━━━━━ Source excerpt ━━━━━

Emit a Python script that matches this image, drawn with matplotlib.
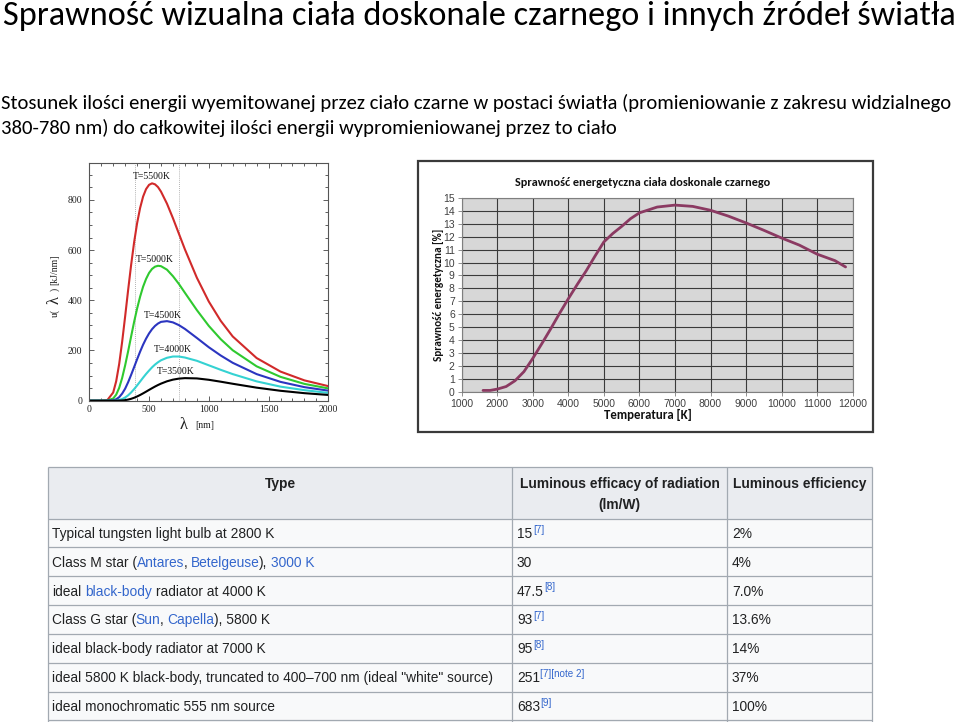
import matplotlib
matplotlib.use('Agg')
import matplotlib.pyplot as plt
from matplotlib.patches import Rectangle
from matplotlib.ticker import MultipleLocator
from matplotlib import font_manager as fm

# ---------------- data ----------------
title_text = "Sprawność wizualna ciała doskonale czarnego i innych źródeł światła"
subtitle_1 = "Stosunek ilości energii wyemitowanej przez ciało czarne w postaci światła (promieniowanie z zakresu widzialnego"
subtitle_2 = "380-780 nm) do całkowitej ilości energii wypromieniowanej przez to ciało"

# Planck curves (left chart)
wavelength = [0, 50, 100, 150, 200, 225, 250, 275, 300, 325, 350, 375, 400, 425, 450, 475, 500,
              525, 550, 575, 600, 650, 700, 750, 800, 900, 1000, 1100, 1200, 1400, 1600, 1800, 2000]
u_5500 = [0, 0, 0, 1.8, 32.6, 77.5, 146, 235, 336, 441, 541, 631, 707, 767.5, 813, 843, 860,
          866, 862, 851, 833, 785, 727, 665, 603, 490, 395, 318, 256, 170, 116, 81, 58]
u_5000 = [0, 0, 0, 0.3, 8.8, 24.2, 51, 90.8, 141, 197, 256, 314, 367, 414, 454, 485, 509,
          525, 534, 537.5, 536, 522, 496, 465, 430, 361, 298, 245, 201, 137, 95, 67, 49]
u_4500 = [0, 0, 0, 0, 1.8, 5.8, 14, 28.4, 48, 73.7, 103, 133.8, 165, 195.2, 223, 247.2, 268,
          284.9, 298, 307.5, 314, 317, 312, 301, 286, 250, 213, 180, 151, 106, 75, 54, 40]
u_4000 = [0, 0, 0, 0, 0.2, 1.0, 2.9, 6.6, 12.8, 21.5, 32.8, 46.1, 60.8, 76.2, 91.7, 106.5, 120,
          132.9, 144, 153.2, 161, 171, 176, 176, 172, 159, 141, 123, 106, 77, 56, 42, 31]
u_3500 = [0, 0, 0, 0, 0, 0.1, 0.4, 1.0, 2.3, 4.4, 7.5, 11.7, 16.8, 22.7, 29.2, 36.0, 43,
          49.8, 56.4, 62.5, 68, 77.3, 83.9, 88, 89.9, 88.8, 83.3, 75.7, 67.5, 52, 39.5, 30, 22.9]
curve_labels = ["T=5500K", "T=5000K", "T=4500K", "T=4000K", "T=3500K"]
label_x = [525, 550, 619, 695, 725]
label_y = [893, 563, 341, 202, 116]
visible_edges = [380, 750]
left_xticks = [0, 500, 1000, 1500, 2000]
left_yticks = [0, 200, 400, 600, 800]

# Efficiency curve (right chart)
temperature = [1600, 1800, 2000, 2250, 2500, 2750, 3000, 3250, 3500, 3750, 4000, 4250, 4500,
               4750, 5000, 5250, 5500, 5750, 6000, 6500, 7000, 7500, 8000, 8500, 9000, 9500,
               10000, 10500, 11000, 11500, 11800]
efficiency = [0.1, 0.1, 0.2, 0.4, 0.85, 1.55, 2.58, 3.7, 4.85, 6.05, 7.2, 8.3, 9.35,
              10.5, 11.6, 12.25, 12.8, 13.4, 13.85, 14.3, 14.45, 14.35, 14.05, 13.6, 13.07, 12.5,
              11.9, 11.35, 10.65, 10.15, 9.66]
right_xticks = [1000, 2000, 3000, 4000, 5000, 6000, 7000, 8000, 9000, 10000, 11000, 12000]
right_yticks = list(range(0, 16))
right_title = "Sprawność energetyczna ciała doskonale czarnego"
right_ylabel = "Sprawność energetyczna [%]"
right_xlabel = "Temperatura [K]"

# Table
header_cols = ["Type", "Luminous efficacy of radiation", "(lm/W)", "Luminous efficiency"]
BL = "link"
BK = "text"
type_parts = [
    [("Typical tungsten light bulb at 2800 K", BK, False)],
    [("Class M star (", BK, False), ("Antares", BL, False), (",", BK, False),
     ("Betelgeuse", BL, True), (")," , BK, False), ("3000 K", BL, True)],
    [("ideal", BK, False), ("black-body", BL, True), ("radiator at 4000 K", BK, True)],
    [("Class G star (", BK, False), ("Sun", BL, False), (",", BK, False),
     ("Capella", BL, True), ("), 5800 K", BK, False)],
    [("ideal black-body radiator at 7000 K", BK, False)],
    [("ideal 5800 K black-body, truncated to 400–700 nm (ideal \"white\" source)", BK, False)],
    [("ideal monochromatic 555 nm source", BK, False)],
]
efficacy = ["15", "30", "47.5", "93", "95", "251", "683"]
efficacy_refs = ["[7]", "", "[8]", "[7]", "[8]", "[7][note 2]", "[9]"]
luminous_eff = ["2%", "4%", "7.0%", "13.6%", "14%", "37%", "100%"]

# ---------------- fonts ----------------
names = {f.name for f in fm.fontManager.ttflist}
CAL = 'Carlito' if 'Carlito' in names else 'Lato'
NARROW = 'Liberation Sans Narrow' if 'Liberation Sans Narrow' in names else 'Liberation Sans'
SPACE_EM = 0.228 if NARROW.endswith('Narrow') else 0.278
SERIF = 'Liberation Serif'
SANS = 'Liberation Sans'

W, H = 960, 722
fig = plt.figure(figsize=(9.6, 7.22), dpi=100)
fig.patch.set_facecolor('white')


def fr(x0, y0, x1, y1):
    return [x0 / W, 1 - y1 / H, (x1 - x0) / W, (y1 - y0) / H]


ov = fig.add_axes([0, 0, 1, 1])
ov.set_xlim(0, W)
ov.set_ylim(H, 0)
ov.axis('off')
R = fig.canvas.get_renderer()


def fit(t, target, dim='w'):
    bb = t.get_window_extent(R)
    cur = bb.width if dim == 'w' else bb.height
    t.set_fontsize(t.get_fontsize() * target / cur)
    return t.get_fontsize()


# ---------------- titles ----------------
t = ov.text(3, 16, title_text, ha='left', va='center', family=CAL, fontsize=26, color='black')
fit(t, 954)
s1 = ov.text(1, 103, subtitle_1, ha='left', va='center', family=CAL, fontsize=14, color='black')
fs_sub = fit(s1, 957)
ov.text(1, 128, subtitle_2, ha='left', va='center', family=CAL, fontsize=fs_sub, color='black')

# ---------------- left chart ----------------
ax1 = fig.add_axes(fr(89.3, 163, 328.3, 400.7))
colors = ['#d12a2a', '#2fc92f', '#2b35c0', '#35d2d2', '#000000']
for ys, c in zip([u_5500, u_5000, u_4500, u_4000, u_3500], colors):
    ax1.plot(wavelength, ys, color=c, lw=1.5, solid_joinstyle='round')
for v in visible_edges:
    ax1.axvline(v, color='#9a9a9a', lw=0.6, ls=(0, (1, 1.5)), zorder=0)
for lab, lx, ly in zip(curve_labels, label_x, label_y):
    ax1.text(lx, ly, lab, ha='center', va='center', family=SERIF, fontsize=7, color='#111111')
ax1.set_xlim(0, 2000)
ax1.set_ylim(0, 947)
ax1.set_xticks(left_xticks)
ax1.set_xticklabels([str(v) for v in left_xticks], fontfamily=SERIF, fontsize=7)
ax1.set_yticks(left_yticks)
ax1.set_yticklabels([str(v) for v in left_yticks], fontfamily=SERIF, fontsize=7)
ax1.xaxis.set_minor_locator(MultipleLocator(100))
ax1.yaxis.set_minor_locator(MultipleLocator(50))
ax1.tick_params(which='both', direction='in', top=True, right=True, color='#444444',
                labelcolor='#222222', width=0.6)
ax1.tick_params(which='major', length=3.5)
ax1.tick_params(which='minor', length=2)
ax1.tick_params(axis='y', pad=5)
ax1.tick_params(axis='x', pad=3)
for sp in ax1.spines.values():
    sp.set_color('#555555')
    sp.set_linewidth(0.8)

ov.text(184, 425, 'λ', ha='center', va='center', family=SERIF, fontsize=12, color='#222222')
ov.text(205, 426, '[nm]', ha='center', va='center', family=SERIF, fontsize=7, color='#222222')
ov.text(55, 313, 'u(', rotation=90, ha='center', va='center', family=SERIF, fontsize=7, color='#222222')
ov.text(55, 300, 'λ', rotation=90, ha='center', va='center', family=SERIF, fontsize=12, color='#222222')
ov.text(55, 289, ')', rotation=90, ha='center', va='center', family=SERIF, fontsize=7, color='#222222')
ov.text(55, 270, '[kJ/nm]', rotation=90, ha='center', va='center', family=SERIF, fontsize=7, color='#222222')

# ---------------- right chart ----------------
ov.add_patch(Rectangle((417.5, 160.5), 455, 271.5, facecolor='white', edgecolor='#3a3a3a', lw=1.6))
ax2 = fig.add_axes(fr(461.7, 198, 852.7, 391.7))
ax2.set_facecolor('#d7d7d7')
ax2.plot(temperature, efficiency, color='#8b3a62', lw=2.0, solid_capstyle='round',
         solid_joinstyle='round', zorder=3)
ax2.set_xlim(1000, 12000)
ax2.set_ylim(0, 15)
ax2.set_xticks(right_xticks)
ax2.set_xticklabels([str(v) for v in right_xticks], fontfamily=SANS, fontsize=7.5)
ax2.set_yticks(right_yticks)
ax2.set_yticklabels([str(v) for v in right_yticks], fontfamily=SANS, fontsize=7.5)
ax2.grid(True, color='#3a3a3a', lw=0.8)
ax2.set_axisbelow(True)
ax2.tick_params(length=3, width=0.6, color='#7f7f7f', labelcolor='#404040', pad=2)
for sp in ax2.spines.values():
    sp.set_color('#7f7f7f')
    sp.set_linewidth(0.8)

tt = ov.text(642.5, 183, right_title, ha='center', va='center', family=CAL, fontweight='bold',
             fontsize=9, color='#111111')
fit(tt, 255)
yl = ov.text(438.3, 294.7, right_ylabel, rotation=90, ha='center', va='center', family=CAL,
             fontweight='bold', fontsize=9, color='#111111')
fit(yl, 133, 'h')
xl = ov.text(648.3, 415.3, right_xlabel, ha='center', va='center', family=CAL, fontweight='bold',
             fontsize=9, color='#111111')
fit(xl, 88)

# ---------------- table ----------------
TX0, TX1, TX2, TX3 = 48, 512, 727, 872
TOP, HEAD_BOT = 467, 518.6
row_h = 28.83
row_bounds = [HEAD_BOT + i * row_h for i in range(8)]
line_c = '#a2a9b1'
ov.add_patch(Rectangle((TX0, TOP), TX3 - TX0, H - TOP, facecolor='#f8f9fa', edgecolor='none'))
ov.add_patch(Rectangle((TX0, TOP), TX3 - TX0, HEAD_BOT - TOP, facecolor='#eaecf0', edgecolor='none'))
ov.hlines([TOP] + row_bounds, TX0, TX3, color=line_c, lw=0.9)
ov.vlines([TX0, TX1, TX2, TX3], TOP, H, color=line_c, lw=0.9)

clip = Rectangle((TX0, TOP), TX3 - TX0 - 1, H - TOP, transform=ov.transData)
col_map = {BK: '#202122', BL: '#3366cc'}

probe = ov.text(0, 0, type_parts[0][0][0], family=NARROW, fontsize=10)
fs_tab = fit(probe, 222)
probe.remove()


def rich(x, yc, parts, size, sup=None):
    em = size * 100 / 72
    prev = ov.text(x, yc + 0.36 * em, parts[0][0], color=col_map[parts[0][1]], fontsize=size,
                   family=NARROW, ha='left', va='baseline')
    for s, kind, gap in parts[1:]:
        dx = SPACE_EM * em if gap else -0.5
        prev = ov.annotate(s, xy=(1, 0), xycoords=prev, xytext=(dx, 0), textcoords='offset pixels',
                           color=col_map[kind], fontsize=size, family=NARROW, ha='left', va='bottom')
    if sup:
        fs2 = size * 0.72
        dy = 0.61 * em - 0.21 * fs2 * 100 / 72
        ov.annotate(sup, xy=(1, 0), xycoords=prev, xytext=(0.5, dy), textcoords='offset pixels',
                    color=col_map[BL], fontsize=fs2, family=NARROW, ha='left', va='bottom')


# header
ov.text((TX0 + TX1) / 2, 484, header_cols[0], ha='center', va='center', family=NARROW,
        fontweight='bold', fontsize=fs_tab, color='#202122')
ov.text((TX1 + TX2) / 2, 484, header_cols[1], ha='center', va='center', family=NARROW,
        fontweight='bold', fontsize=fs_tab, color='#202122')
ov.text((TX1 + TX2) / 2, 505, header_cols[2], ha='center', va='center', family=NARROW,
        fontweight='bold', fontsize=fs_tab, color='#202122')
h3 = ov.text(733, 484, header_cols[3], ha='left', va='center', family=NARROW,
             fontweight='bold', fontsize=fs_tab, color='#202122')
h3.set_clip_path(clip)

for i in range(len(type_parts)):
    yc = (row_bounds[i] + row_bounds[i + 1]) / 2
    rich(52, yc, type_parts[i], fs_tab)
    rich(517, yc, [(efficacy[i], BK, False)], fs_tab, sup=efficacy_refs[i] or None)
    rich(732, yc, [(luminous_eff[i], BK, False)], fs_tab)

fig.savefig('out.png', dpi=100, facecolor='white')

━━━━━

* The exercise:
From the first line of the listing above, repeat every line through the one holding "from matplotlib import font_manager as fm". Both ends count, and pictures stay out.

* The completed task:
Emit a Python script that matches this image, drawn with matplotlib.
import matplotlib
matplotlib.use('Agg')
import matplotlib.pyplot as plt
from matplotlib.patches import Rectangle
from matplotlib.ticker import MultipleLocator
from matplotlib import font_manager as fm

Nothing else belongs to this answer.